Ирина вспыхнула и попыталась отшутиться:
— Василий Сергеевич, ну, какая ж пенсия! У нас же ещё Ангелина одна, Маринка наша опять же, да и Михаил Юрьевич с Георгием Ревазовичем холостые.
Андрей рассматривал свои ботинки, пряча улыбку. Василий Сергеевич махнул рукой:
— Да-а, забыл. Никогда, похоже, мне от вас не уйти!
— Правильно! И не надейтесь даже! Вы теперь к нам надолго! — Ирина помахала ему и направилась к лестнице.
Сначала идти ей было легко. Первые два этажа преодолела почти играючи, тем более, что её необъятную торбу тащил Симонов. К третьему этажу стало ощутимо подташнивать, и закружилась голова. Она старалась идти твёрдо, не хотелось, чтобы Андрей заметил, да и побаивалась, что он её в больницу упечёт.
Чтобы немного отвлечься и справиться с головокружением, она пошарила рукой в кармане и вытянула за хвост резиновую змейку — брелок к ключу от кабинета. На четвёртом этаже раздалось поцокивание каблучков, Ирина задрала голову, чтобы посмотреть, кто это у них там ходит. И тут же всё поплыло перед глазами, появились какие-то чёрные точки, сначала немного, но они множились с огромной скоростью, пока, наконец, совсем не застили свет, и стало тяжело, невыносимо тяжело дышать. Она покачнулась и осела в вовремя подставленные руки доктора Симонова.
Андрей шёл за ней и с тревогой вглядывался в тоненькую спинку. Сначала она резво продвигалась вверх, потом взялась рукой за перила и пошла медленнее. Симонов насторожился и подвинулся ближе. И не зря, на площадке третьего этажа Ирина остановилась на секунду и вдруг стала валиться назад, судорожно цепляясь правой рукой за перила. Он бросил необъятную сумку для переноски слонов и подхватил свою беспокойную пациентку, прижал к себе, повернул, чтобы видеть её лицо:
— Ирина… Ириша!
Она не отвечала. Ругая себя почём зря, Андрей присел, привалив девушку к себе, нашарил рукой сумку, хорошо, что догадался бросить её вверх по лестнице, а не вниз, надел её на локоть и вытащил из холодной руки Ирины ключ, который она успела достать. Подхватил учительницу на руки — почти невесомая — и пошёл вверх по лестнице, к её кабинету.
На площадке четвёртого этажа он уловил какое-то движение.
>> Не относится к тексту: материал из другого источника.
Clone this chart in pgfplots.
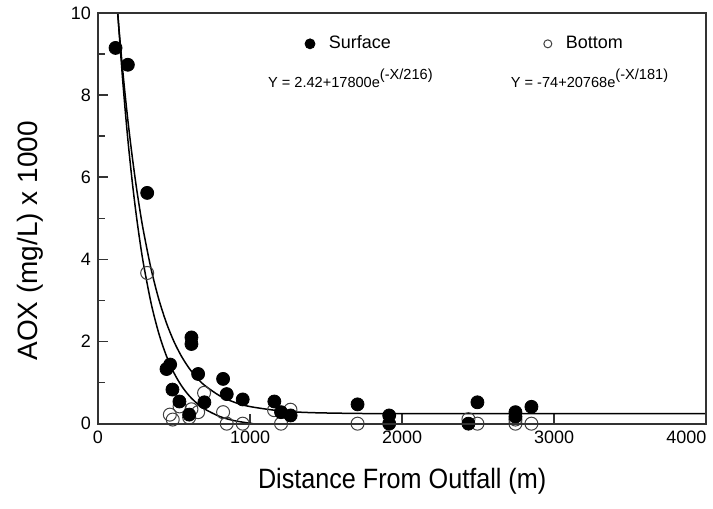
\documentclass[border=0pt]{standalone}
\usepackage{fontspec}
\setmainfont{Liberation Sans}
\usepackage{graphicx}
\usepackage{pgfplots}
\pgfplotsset{compat=1.18}
\pgfplotsset{
  surfleg/.style={legend image code/.code={\draw[##1, mark size=2.5pt] plot coordinates {(0pt,0pt)};}},
  botleg/.style={legend image code/.code={\draw[##1, mark size=2pt] plot coordinates {(0pt,0pt)};}},
}
\begin{document}
\begin{tikzpicture}
\begin{axis}[
  scale only axis, width=304.5pt, height=205.5pt,
  xmin=0, xmax=4000, ymin=0, ymax=10,
  clip=false,
  xtick={0,1000,2000,3000,4000},
  xticklabels={0,1000,2000,3000,\llap{4000}},
  ytick={0,2,4,6,8,10},
  minor ytick={1,3,5,7,9},
  tick pos=left,
  tick align=inside,
  major tick length=5pt, minor tick length=3.5pt,
  axis line style={draw=black!80, line width=1pt},
  tick style={draw=black!80, line width=0.8pt},
  tick label style={font=\fontsize{9}{10}\selectfont},
  /pgf/number format/assume math mode=true,
  scaled x ticks=false,
  xlabel={\scalebox{0.9}[1]{Distance From Outfall (m)}},
  ylabel={AOX (mg/L) x 1000},
  label style={font=\fontsize{14}{16}\selectfont},
  xlabel style={at={(axis description cs:0.5,-0.141)}, anchor=center},
  ylabel style={at={(axis description cs:-0.111,0.445)}, anchor=center},
  legend columns=2,
  reverse legend,
  legend cell align=left,
  legend style={draw=none, fill=none, at={(axis cs:1359,9.25)}, anchor=west,
    inner sep=0pt, font=\fontsize{9}{10}\selectfont, nodes={inner sep=0pt},
    /tikz/every odd column/.append style={column sep=7pt},
    /tikz/every even column/.append style={column sep=76.5pt}},
]
% invisible frame giving the picture its proportions
\path[draw=none] (axis description cs:-0.1609,-0.2068) rectangle (axis description cs:1.0099,1.017);
\coordinate (fsw) at (rel axis cs:0,0);
\coordinate (fne) at (rel axis cs:1,1);

% fitted curves
\addplot[black, line width=0.75pt, smooth, forget plot] coordinates {
(130,9.993) (140,9.552) (160,8.729) (180,7.978) (200,7.294) (225,6.524)
(250,5.837) (275,5.226) (300,4.681) (350,3.763) (400,3.035) (450,2.458)
(500,2.000) (550,1.637) (600,1.349) (650,1.120) (700,0.938) (800,0.680)
(900,0.518) (1000,0.416) (1200,0.311) (1400,0.269) (1700,0.249)
(2000,0.244) (3000,0.242) (4000,0.242)};
\addplot[black, line width=0.75pt, smooth, forget plot] coordinates {
(131,9.996) (140,9.508) (160,8.505) (180,7.608) (200,6.804) (225,5.918)
(250,5.145) (275,4.472) (300,3.884) (350,2.929) (400,2.204) (450,1.654)
(500,1.237) (550,0.920) (600,0.680) (650,0.499) (700,0.360) (800,0.176)
(900,0.070) (1020,0.0)};

% Bottom (open)
\addplot[only marks, mark=o, mark size=3.25pt, mark options={black!75, line width=0.5pt}, botleg]
coordinates {
(324,3.67) (473,0.22) (492,0.10) (537,0.42) (600,0.15) (615,0.35)
(659,0.28) (698,0.75) (823,0.28) (847,0.0) (952,0.0) (1158,0.33)
(1204,0.0) (1266,0.34) (1707,0.0) (2436,0.11) (2495,0.0) (2745,0.10)
(2745,0.0) (2850,0.0)};

% Surface (filled)
\addplot[only marks, mark=*, mark size=3.25pt, mark options={black, fill=black}, surfleg]
coordinates {
(116,9.15) (197,8.74) (324,5.62) (451,1.33) (475,1.44) (490,0.83)
(536,0.54) (600,0.22) (615,2.10) (615,1.94) (659,1.21) (700,0.52)
(823,1.09) (847,0.72) (952,0.59) (1160,0.54) (1204,0.28) (1267,0.20)
(1707,0.47) (1915,0.20) (1915,0.0) (2436,0.0) (2495,0.52) (2745,0.28)
(2745,0.17) (2850,0.41)};

\legend{Bottom, Surface}

\node[anchor=base west, inner sep=0pt, font=\fontsize{7.3}{8}\selectfont]
  at (axis cs:1116,8.18) {Y = 2.42+17800e\raisebox{3.9pt}{(-X/216)}};
\node[anchor=base west, inner sep=0pt, font=\fontsize{7.3}{8}\selectfont]
  at (axis cs:2712,8.18) {Y = -74+20768e\raisebox{3.9pt}{(-X/181)}};
\end{axis}
\draw[black!80, line width=1pt] (fsw) rectangle (fne);
\end{tikzpicture}
\end{document}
Этого ещё не хватало! Сейчас какой-нибудь прогульщик увидит их, и пойдёт по школе гулять душещипательная история о том, как обморочную химичку тащил на руках здоровенный мужик. Но шум шагов стал стремительно удаляться, скрипнула неподалёку дверь и всё затихло. «Странно, прячется, что ли прогульщик-то», — подумал Андрей и тут же забыл об этом, озабоченный тем, как бы ему открыть дверь и не уронить ни Ирину, ни сумку для переноски слонов.
В просторном чистом кабинете было тихо. Он аккуратно положил Ирину прямо на учительский стол, с которого уже убрали стёкла и злосчастную доску, и легонько похлопал по щекам. Она медленно приходила в себя.
— Ирина, давайте, не ленитесь! Открывайте глазки потихоньку. Что? Плохо стало?
— Да, — хрипло прошептала пациентка и прокашлялась, сразу попытавшись сесть. Андрей подхватил её и встал рядом, поддерживая, — я голову подняла, чтобы посмотреть, кто зашумел наверху, и вот… Простите меня, Андрей Евгеньевич… Андрей. Я вам сегодня столько хлопот доставила.